Mentre alcune immagini si leggono come un frame cinematografico per la tensione narrativa che si percepisce in esse, portandoci a fantasticare del rapporto psicologico tra i personaggi,2 altre riecheggiano l’idea tradizionale di fotografia, nel sembrare colte di nascosto dal fluire della vita autentica, o emulando il “momento decisivo”. In ogni caso, il fatto che in esse accada qualcosa e che noi siamo stati messi a guardarlo come se ci fosse stata data l’opportunità di spiarlo furtivamente, implica il convincimento che nell’immagine debba sempre esserci necessariamente qualcosa da vedere, o un segreto da scoprire – magari una presenza nascosta che sorprendentemente fa capolino da una finestra buia o che misteriosamente entra in scena dai bordi dell’inquadratura. Ma se pensiamo così di aver scoperto il trucco, ecco altre immagini in cui non accade assolutamente nulla. La nostra mente, però, ora è portata a leggerle in modo diverso: esse diventano irresistibilmente enigmatiche e qualunque finestra cela potenzialmente una storia. Perfino le scene più ordinarie, in cui tutto appare evidente, possono farsi improvvisamente sospette.

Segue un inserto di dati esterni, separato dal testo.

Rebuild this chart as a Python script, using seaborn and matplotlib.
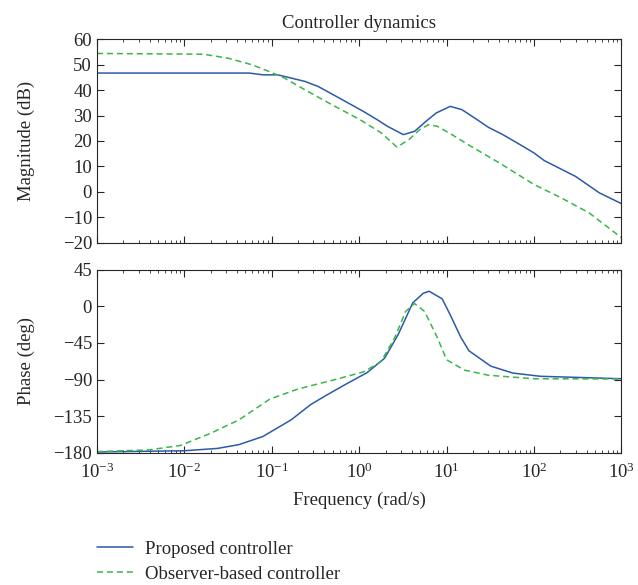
import numpy as np
import pandas as pd
import matplotlib
matplotlib.use("Agg")
import matplotlib.pyplot as plt
import seaborn as sns

# Values
mag_freq_prop = [0.001, 0.055, 0.079, 0.117, 0.24, 0.34, 0.59, 1.12, 1.6, 2.1, 3.2, 4.3,
                 5.8, 7.6, 11, 15, 21, 30, 44, 69, 100, 131, 298, 560, 1000]
mag_prop = [46.7, 46.7, 46.0, 46.0, 43.4, 41.4, 36.9, 31.6, 28.4, 25.8, 22.5, 23.8,
            27.7, 31.0, 33.6, 32.3, 29.0, 25.4, 22.5, 18.6, 15.3, 12.3, 6.1, -0.4, -4.6]

mag_freq_obs = [0.001, 0.0166, 0.032, 0.06, 0.1, 0.14, 0.24, 0.49, 1.02, 1.8, 2.7, 3.7,
                4.9, 6.2, 7.8, 11, 19, 40, 100, 206, 425, 1000]
mag_obs = [54.4, 54.1, 52.5, 49.9, 46.9, 44.7, 40.1, 34.2, 28.4, 23.1, 17.6, 20.5,
           24.4, 26.4, 25.8, 22.9, 17.9, 11.4, 2.9, -2.4, -8.2, -18.0]

ph_freq_prop = [0.001, 0.01, 0.024, 0.042, 0.079, 0.166, 0.28, 0.41, 0.71, 1.23, 1.95,
                2.8, 4.1, 5.4, 6.3, 8.9, 11, 14.5, 18, 32, 57, 118, 1000]
ph_prop = [-179, -177.5, -174.6, -170, -160, -139.6, -120.6, -110, -95.5, -81.5, -63.9,
           -34.4, 4.2, 16, 18.5, 9.2, -10.5, -37.8, -54.6, -73.5, -82, -86, -89]

ph_freq_obs = [0.001, 0.0039, 0.009, 0.02, 0.042, 0.095, 0.2, 0.49, 1.12, 1.78, 2.55,
               3.4, 4.3, 5.6, 7.8, 10, 16, 30, 100, 1000]
ph_obs = [-178.5, -176.5, -171, -156, -139.6, -114, -101.6, -91, -80.6, -67.9, -38.5,
          -6.3, 3.4, -6.3, -38, -65.7, -78.4, -84.7, -89, -89.3]

series = ["Proposed controller", "Observer-based controller"]
colors = ["#2c5aa8", "#3bb54a"]

sns.set_style("ticks")
plt.rcParams["font.family"] = ["Liberation Serif", "DejaVu Serif"]
plt.rcParams["mathtext.fontset"] = "stix"
plt.rcParams["axes.unicode_minus"] = True

fig = plt.figure(figsize=(6.38, 5.85), dpi=100)
ax1 = fig.add_axes([0.152, 0.585, 0.822, 0.348])
ax2 = fig.add_axes([0.152, 0.226, 0.822, 0.313], sharex=ax1)

mag_df = pd.concat([
    pd.DataFrame({"freq": mag_freq_prop, "val": mag_prop, "ctrl": series[0]}),
    pd.DataFrame({"freq": mag_freq_obs, "val": mag_obs, "ctrl": series[1]}),
])
ph_df = pd.concat([
    pd.DataFrame({"freq": ph_freq_prop, "val": ph_prop, "ctrl": series[0]}),
    pd.DataFrame({"freq": ph_freq_obs, "val": ph_obs, "ctrl": series[1]}),
])

for ax, df in [(ax1, mag_df), (ax2, ph_df)]:
    sns.lineplot(data=df, x="freq", y="val", hue="ctrl", style="ctrl",
                 palette=colors, dashes=[(None, None), (4, 2.5)], lw=1.1,
                 ax=ax, legend=False)
    ax.set_xscale("log")
    ax.set_xlim(1e-3, 1e3)
    ax.tick_params(which="both", direction="in", top=True, right=True, labelsize=13.5)
    ax.tick_params(which="major", length=5)
    ax.tick_params(which="minor", length=2.5)
    ax.tick_params(axis="x", pad=7)
    for s in ax.spines.values():
        s.set_linewidth(0.8)

ax1.set_ylim(-20, 60)
ax1.set_yticks(range(-20, 61, 10))
ax1.tick_params(labelbottom=False)
ax1.set_xlabel("")
ax1.set_ylabel("Magnitude (dB)", fontsize=13.5)
ax1.set_title("Controller dynamics", fontsize=13.5, pad=8)

ax2.set_ylim(-180, 45)
ax2.set_yticks(range(-180, 46, 45))
ax2.set_xticks([1e-3, 1e-2, 1e-1, 1e0, 1e1, 1e2, 1e3])
ax2.set_xlabel("Frequency (rad/s)", fontsize=13.5, labelpad=7)
ax2.set_ylabel("Phase (deg)", fontsize=13.5)
ax1.yaxis.set_label_coords(-0.118, 0.5)
ax2.yaxis.set_label_coords(-0.118, 0.5)

handles = [plt.Line2D([], [], color=colors[0], lw=1.1),
           plt.Line2D([], [], color=colors[1], lw=1.1, ls=(0, (4, 2.5)))]
fig.legend(handles, series, loc="upper left", bbox_to_anchor=(0.152, 0.076),
           frameon=False, fontsize=13.5, handlelength=1.9, handletextpad=0.65,
           labelspacing=0.42, borderpad=0, borderaxespad=0)

fig.savefig("out.png", dpi=100)
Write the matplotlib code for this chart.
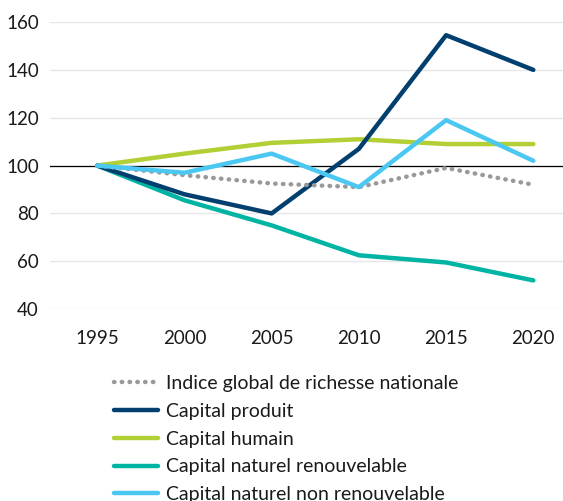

Questo continuo rimettere in discussione il perché dell’immagine, rifolmularne i codici interpretativi, appagare e disilludere lo spettatore disorientandolo, è il principio concettuale che muove il lavoro Barrera. “Il mio è un tentativo di bloccare determinati meccanismi di comunicazione, di portare la persona a chiedersi cosa succeda veramente, ponendosi come parte attiva attraverso l’azione del guardare”. La sua vuole essere una sfida all’atteggiamento passivo di cui sempre più spesso è preda chi fruisce le immagini, guidato attentamente affinché, secondo schemi precostituiti, veda solo ciò che già si aspetta di vedere e che non ha nemmeno bisogno di capire. Giorgio Barrera fa invece emergere tutta l’ambiguità e la contradditorietà insita nell’immagine fotografica: per scoprirla, basta guardare.

 

Daniele De Luigi

 

1 Da una presentazione del lavoro dell’artista scritta da Nicoletta Leonardi.

2Per i rapporti tra Barrera, il cinema e la fotografia cinematografica, e altri spunti di approfondimento, si veda anche D. De Luigi, “Giorgio Barrera. Attraverso la finestra”, in Fotografia Europea : la città / l’Europa, Bologna, Damiani, 2007, p. 288-91.